I don't see how that is much faster or easier than fly sparging. You've got 2 extra stirs, 20 minutes of resting and an extra vorlauf that fly sparging doesn't have. That is at least 30 minutes.

A typical fly sparge for me is less than 45 minutes and I can read a book while fly sparging whereas batch sparging requires stirring and vorlaufing.

Tell me again why batch sparging is faster and easier ?

Now, if you can get good efficiency draining your bed that fast, why couldn't a fly sparger if they were draining at the same speed ?

Something doesn't make sense here.

Then all I do is wait until the sparge water is just above the level of the grain and then I just ladle the water onto the grains. Plain and simple. No arms, etc. The process for collecting 7 gallons of wort takes me roughly 35-40 minutes.

That is exactly the way I do it. I lay a piece of perforated tin foil on the top of the mash bed so that I can be sloppy about pouring without disturbing the bed. Sparging in this manner is dead simple and requires almost no labor. I usually get my hops measured out and my yeast going while sparging.

My automated brew rig will have a water level sensor to turn the pump on and off. Muli tier systems could use a small float valve.
 
People who do batch sparging do it because they like it, want to and it works for them. If you're happy with fly sparging then by all means stick with it.

It all makes sense to those doing it.
 
People who do batch sparging do it because they like it, want to and it works for them

I didn't say it didn't work and I understand stand that people like it.

I'm not trying to persuade people to do one or the other. I don't care what people do. I want to understand the claims behind each method. For batch sparging I hear things like simpler, faster, easier, etc. I don't understand those claims ! Is it really simpler ? Is it really faster ? Yes, I am challenging the homebrew collective wisdom !

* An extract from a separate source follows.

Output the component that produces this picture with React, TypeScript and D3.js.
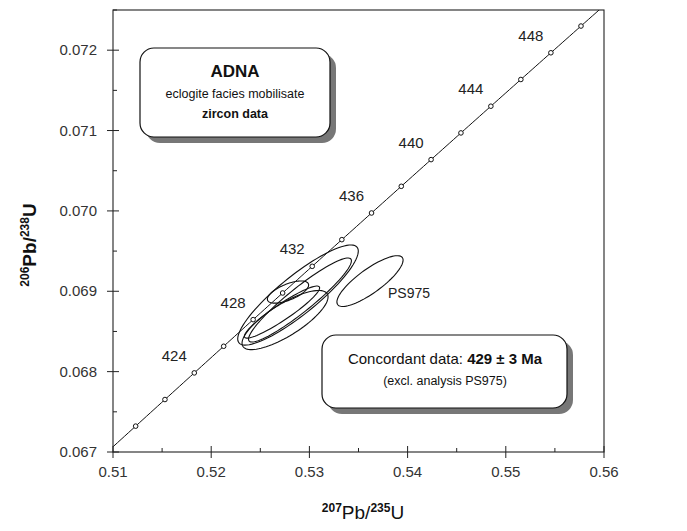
import React from "react";
import * as d3 from "d3";

const W = 687;
const H = 531;

// axis ticks
const xTicks = [0.51, 0.52, 0.53, 0.54, 0.55, 0.56];
const xMinor = [0.515, 0.525, 0.535, 0.545, 0.555];
const yTicks = [0.067, 0.068, 0.069, 0.07, 0.071, 0.072];
const yMinor = [0.0675, 0.0685, 0.0695, 0.0705, 0.0715, 0.0725];

// concordia markers (Ma)
const markerAges = [420, 422, 424, 426, 428, 430, 432, 434, 436, 438, 440, 442, 444, 446, 448, 450];
const labelAges = [424, 428, 432, 436, 440, 444, 448];

// error ellipses: centre, half-extent in x and y, correlation
const ellName = ["a", "b", "c", "d", "e", "PS975"];
const ellX = [0.52884, 0.52904, 0.52782, 0.52752, 0.52721, 0.53617];
const ellY = [0.068953, 0.068891, 0.06899, 0.068642, 0.068741, 0.069127];
const ellSx = [0.00614, 0.00524, 0.0021, 0.00438, 0.00383, 0.00337];
const ellSy = [0.000623, 0.000523, 0.000138, 0.000368, 0.000324, 0.000316];
const ellRho = [0.877, 0.932, 0.638, 0.782, 0.93, 0.824];

const L238 = 1.55125e-10;
const L235 = 9.8485e-10;
const c206 = (t: number) => Math.exp(L238 * t * 1e6) - 1;
const c207 = (t: number) => Math.exp(L235 * t * 1e6) - 1;

const FONT = "'Liberation Sans', Arial, sans-serif";

export default function App() {
  const x = d3.scaleLinear().domain([0.51, 0.56]).range([113, 604]);
  const y = d3.scaleLinear().domain([0.067, 0.0725]).range([452, 10]);

  const ages = d3.range(415, 455, 0.25);
  const line = d3
    .line<number>()
    .x((t) => x(c207(t)))
    .y((t) => y(c206(t)));

  const ellipsePath = (i: number) => {
    const r = ellRho[i];
    const pts = d3.range(0, 361, 4).map((deg) => {
      const a = (deg * Math.PI) / 180;
      return [
        x(ellX[i] + ellSx[i] * Math.cos(a)),
        y(ellY[i] + ellSy[i] * (r * Math.cos(a) + Math.sqrt(1 - r * r) * Math.sin(a))),
      ] as [number, number];
    });
    return d3.line().curve(d3.curveLinearClosed)(pts) || "";
  };

  const axisColor = "#222";

  return (
    <svg
      width={W}
      height={H}
      style={{ position: "absolute", left: 0, top: 0, background: "#fff" }}
      fontFamily={FONT}
    >
      <defs>
        <clipPath id="plot">
          <rect x={113} y={10} width={491} height={442} />
        </clipPath>
      </defs>
      <rect width={W} height={H} fill="#fff" />

      {/* ellipses */}
      <g fill="none" stroke="#111" strokeWidth={1.1}>
        {ellName.map((n, i) => (
          <path key={n} d={ellipsePath(i)} />
        ))}
      </g>

      {/* concordia */}
      <g clipPath="url(#plot)">
        <path d={line(ages) || ""} fill="none" stroke="#111" strokeWidth={1} />
        {markerAges.map((t) => (
          <circle key={t} cx={x(c207(t))} cy={y(c206(t))} r={2.3} fill="#fff" stroke="#111" strokeWidth={1} />
        ))}
      </g>
      <g fontSize={15} fill="#222" textAnchor="middle">
        {labelAges.map((t) => (
          <text key={t} x={x(c207(t)) - 20} y={y(c206(t)) - 12}>
            {t}
          </text>
        ))}
      </g>

      {/* frame */}
      <rect x={113} y={10} width={491} height={442} fill="none" stroke={axisColor} strokeWidth={1.1} />

      {/* ticks */}
      <g stroke={axisColor} strokeWidth={1}>
        {xTicks.map((v) => (
          <line key={v} x1={x(v)} x2={x(v)} y1={446} y2={458} />
        ))}
        {xMinor.map((v) => (
          <line key={v} x1={x(v)} x2={x(v)} y1={448} y2={452} />
        ))}
        {yTicks.map((v) => (
          <line key={v} x1={107} x2={119} y1={y(v)} y2={y(v)} />
        ))}
        {yMinor.map((v) => (
          <line key={v} x1={113} x2={117} y1={y(v)} y2={y(v)} />
        ))}
      </g>
      <g fontSize={15} fill="#333" textAnchor="middle">
        {xTicks.map((v) => (
          <text key={v} x={x(v)} y={477}>
            {d3.format(".2f")(v)}
          </text>
        ))}
      </g>
      <g fontSize={15} fill="#333" textAnchor="end">
        {yTicks.map((v) => (
          <text key={v} x={97} y={y(v) + 5}>
            {d3.format(".3f")(v)}
          </text>
        ))}
      </g>

      {/* axis titles */}
      <text x={363} y={519} textAnchor="middle" fontSize={19} fill="#111">
        <tspan fontSize={12} fontWeight="bold" dy={-7}>207</tspan>
        <tspan dy={7}>Pb/</tspan>
        <tspan fontSize={12} fontWeight="bold" dy={-7}>235</tspan>
        <tspan dy={7}>U</tspan>
      </text>
      <text
        transform="translate(36,245) rotate(-90)"
        textAnchor="middle"
        fontSize={19}
        fontWeight="bold"
        fill="#111"
      >
        <tspan fontSize={12} dy={-7}>206</tspan>
        <tspan dy={7}>Pb/</tspan>
        <tspan fontSize={12} dy={-7}>238</tspan>
        <tspan dy={7}>U</tspan>
      </text>

      {/* ellipse label */}
      <text x={388} y={298} fontSize={14} fill="#222">PS975</text>

      {/* title box */}
      <rect x={146} y={54} width={190} height={89} rx={14} fill="#777" />
      <rect x={140} y={48} width={190} height={89} rx={14} fill="#fff" stroke="#111" strokeWidth={1.2} />
      <text x={235} y={77} textAnchor="middle" fontSize={17} fontWeight="bold" fill="#111">ADNA</text>
      <text x={235} y={98} textAnchor="middle" fontSize={12.5} fill="#111">eclogite facies mobilisate</text>
      <text x={235} y={118} textAnchor="middle" fontSize={12.5} fontWeight="bold" fill="#111">zircon data</text>

      {/* result box */}
      <rect x={328} y={341} width={245} height={73} rx={14} fill="#777" />
      <rect x={322} y={335} width={245} height={73} rx={14} fill="#fff" stroke="#111" strokeWidth={1.2} />
      <text x={445} y={364} textAnchor="middle" fontSize={15} fill="#111">
        <tspan>Concordant data: </tspan>
        <tspan fontWeight="bold">429 ± 3 Ma</tspan>
      </text>
      <text x={445} y={385} textAnchor="middle" fontSize={12.5} fill="#111">(excl. analysis PS975)</text>
    </svg>
  );
}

I'll repeat the question: what makes batch sparging faster or easier ? When I look at the batch sparging process, I don't think it would be <much> faster and I certainly don't think it would be less work. So please tell me where I am wrong.
 
This has to do with how the sugars are extracted from the grains. In a fly sparge, the water and grain remain close in sugar concentration, which is why you have to sparge very slowly. In a batch sparge, once you drain the initial runoff (which you know already has a high sugar concentration) you add back water with no sugar. This allows the remaining sugars to easily "flow" into the water, quickly reaching equilibrium.

Let me think about this.
 
brewman ! said:
I didn't say it didn't work and I understand stand that people like it.

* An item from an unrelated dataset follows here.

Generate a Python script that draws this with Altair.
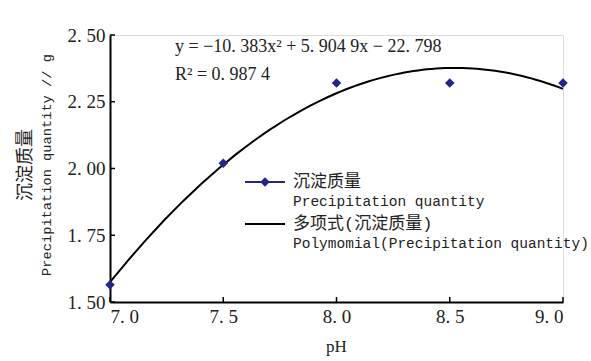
import altair as alt
import pandas as pd

# ---- data ----
ph = [7.0, 7.5, 8.0, 8.5, 9.0]
quantity = [1.565, 2.02, 2.32, 2.32, 2.32]
x_ticks = [7.0, 7.5, 8.0, 8.5, 9.0]
y_ticks = [1.50, 1.75, 2.00, 2.25, 2.50]
equation = "y = −10. 383x² + 5. 904 9x − 22. 798"
r2_text = "R² = 0. 987 4"
legend_cn = ["沉淀质量", "多项式(沉淀质量)"]
legend_en = ["Precipitation quantity", "Polymomial(Precipitation quantity)"]
y_title = ["沉淀质量", "Precipitation quantity // g"]
x_title = "pH"

W, H = 453, 267
NAVY = "#24248a"
SERIF = "Liberation Serif"
MONO = "Liberation Mono, Noto Sans CJK SC"

df = pd.DataFrame({"ph": ph, "q": quantity})
xs = alt.Scale(domain=[7.0, 9.0], nice=False, zero=False)
ys = alt.Scale(domain=[1.5, 2.5], nice=False, zero=False)

x_axis = alt.Axis(values=x_ticks, labelExpr="replace(format(datum.value,'.1f'),'.','. ')",
                  title=None, labelFont=SERIF, labelFontSize=19)
y_axis = alt.Axis(values=y_ticks, labelExpr="replace(format(datum.value,'.2f'),'.','. ')",
                  title=None, labelFont=SERIF, labelFontSize=19)

X = lambda f: alt.X(f, scale=xs, axis=x_axis)
Y = lambda f: alt.Y(f, scale=ys, axis=y_axis)

base = alt.Chart(df)
points = base.mark_point(shape="diamond", filled=True, size=90, color=NAVY, opacity=1).encode(
    x=X("ph:Q"), y=Y("q:Q"))
curve = base.transform_regression("ph", "q", method="poly", order=2, extent=[7.0, 9.0]).mark_line(
    color="black", strokeWidth=2).encode(x=X("ph:Q"), y=Y("q:Q"))

xt = alt.Chart(pd.DataFrame({"t": x_ticks})).mark_rule(color="black", strokeWidth=1.5).encode(
    x=X("t:Q"), y=alt.value(H), y2=alt.value(H - 5))
yt = alt.Chart(pd.DataFrame({"t": y_ticks})).mark_rule(color="black", strokeWidth=1.5).encode(
    y=Y("t:Q"), x=alt.value(0), x2=alt.value(5))


def txt(s, x, y, font, size, align="left", angle=0):
    kw = dict(align=align, baseline="middle", font=font, fontSize=size, color="#222")
    if angle:
        kw["angle"] = angle
    return alt.Chart(pd.DataFrame({"s": [s]})).mark_text(**kw).encode(
        text="s:N", x=alt.value(x), y=alt.value(y))


one = pd.DataFrame({"a": [0]})
leg_line1 = alt.Chart(one).mark_rule(color=NAVY, strokeWidth=2).encode(
    x=alt.value(135), x2=alt.value(175), y=alt.value(147))
leg_pt = alt.Chart(one).mark_point(shape="diamond", filled=True, size=90, color=NAVY, opacity=1).encode(
    x=alt.value(155), y=alt.value(147))
leg_line2 = alt.Chart(one).mark_rule(color="black", strokeWidth=2).encode(
    x=alt.value(135), x2=alt.value(175), y=alt.value(189))

layers = [
    curve, points, xt, yt, leg_line1, leg_pt, leg_line2,
    txt(legend_cn[0], 183, 147, MONO, 17),
    txt(legend_en[0], 183, 167, MONO, 14.5),
    txt(legend_cn[1], 183, 189, MONO, 17),
    txt(legend_en[1], 183, 209, MONO, 14.5),
    txt(equation, 65, 12, SERIF, 18),
    txt(r2_text, 65, 40, SERIF, 18),
    txt(y_title[0], -84, 130, MONO, 18, align="center", angle=270),
    txt(y_title[1], -63, 130, MONO, 13.7, align="center", angle=270),
    txt(x_title, W / 2, H + 45, SERIF, 17, align="center"),
]

chart = alt.layer(*layers).properties(
    width=W, height=H,
    autosize=alt.AutoSizeParams(type="none"),
    padding={"left": 110, "top": 35, "right": 28, "bottom": 59},
).configure_view(stroke=None).configure(background="white", font=SERIF).configure_axis(
    ticks=False, domain=True, domainColor="black", domainWidth=2, grid=False,
    labelFont=SERIF, labelFontSize=19, labelColor="#222", labelPadding=5,
)

chart.save("out.html", embed_options={"renderer": "svg", "actions": False})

I'm not trying to persuade people to do one or the other. I don't care what people do. I want to understand the claims behind each method. For batch sparging I hear things like simpler, faster, easier, etc. I don't understand those claims ! Is it really simpler ? Is it really faster ? Yes, I am challenging the homebrew collective wisdom !

I'll repeat the question: what makes batch sparging faster or easier ? When I look at the batch sparging process, I don't think it would be <much> faster and I certainly don't think it would be less work. So please tell me where I am wrong.

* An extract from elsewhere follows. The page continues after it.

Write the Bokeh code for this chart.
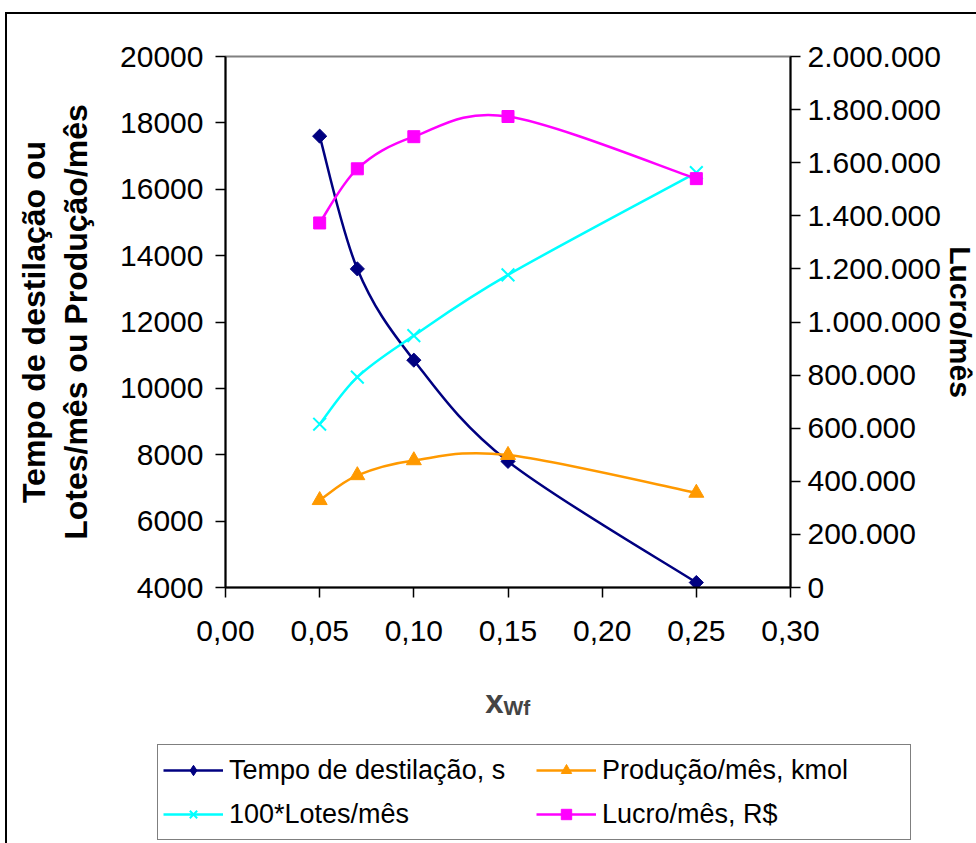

First, let me say, you're not getting an argument from me. I'm just trying to address some of your questions.

If you're fly sparging in 30 minutes, then it's not faster. But when I fly sparged in 30 minutes, my efficiency sucked. What about if you're doing a 10 gallon batch? Last weekend it took me < 30 minutes to batch sparge 13 gallons into the kettle. Try that with fly sparging and let me know what kind of efficiency you get. Another thing - the first addition before the first runoff is essentially a mashout anyway, which a lot of people do regardless of fly/batch, so you can't count that against batch sparging.

Is it easier? Debatable. I always felt like I was constantly fiddling with things to match the flows between the HLT and the MLT. And if you let the grain bed compact while fly sparging, you WILL get a stuck sparge. How much does the water in your HLT cool during a 45 min sparge? What about the pH of your sparge towards the end. All of these things really aren't an issue with batch sparging. So again, it's probably a matter of how you define easier.

Probably the biggest factor: Batch sparging is certainly more forgiving on what kind of equip. you're using. A lot of guys here use manifolds and braids in a cooler - wouldn't work so well with fly sparging.

If it works for you, cool. Stick with it and make great beer.

All I can say is I can do either with my setup (keg w/ false bottom) and I've tried both. It's very doubtful I'll ever bother fly sparging again. I LIKE batch sparging and it works.

Cheers. :mug:
 
BTW brewman, have you tried batch sparging before? You might want to give it a try once and decide for yourself. It certainly won't screw up your beer, and it would make for an interesting brew day.
 
brewman ! said:
I'll repeat the question: what makes batch sparging faster or easier ? When I look at the batch sparging process, I don't think it would be <much> faster and I certainly don't think it would be less work. So please tell me where I am wrong.

I've never done fly sparging, but with batch sparging, you don't have to buy or build the tricky sparge arm. Dump, stir, wait, run off. Even if you're assuming that batch and fly sparging are equally difficult/time consuming, then batch sparging wins (to me) because of less work up front. :mug:
 
ayrton said:
I've never done fly sparging, but with batch sparging, you don't have to buy or build the tricky sparge arm. Dump, stir, wait, run off. Even if you're assuming that batch and fly sparging are equally difficult/time consuming, then batch sparging wins (to me) because of less work up front. :mug:

That my friend is a null answer for this thread. You need to provide some proof as to why for the answer to be valid.;)
 
Lil' Sparky said:
I don't want to knock you jester, but if you don't check, how do you know? And if you did check, you might find that equal runoffs might get you a little better effeciency...

I use brewsmith for all my calculations. It tells me how much water to add at each step and hasn't failed me yet. I set my brewhouse efficiency at 70% and often get just above what the program calculated for 70% efficiency brews.

I'm not an efficiency nut. I don't care if I have to use a little extra grain to compensate for not having an 87% eff.

If it tastes good when I'm done, to hell with efficiency.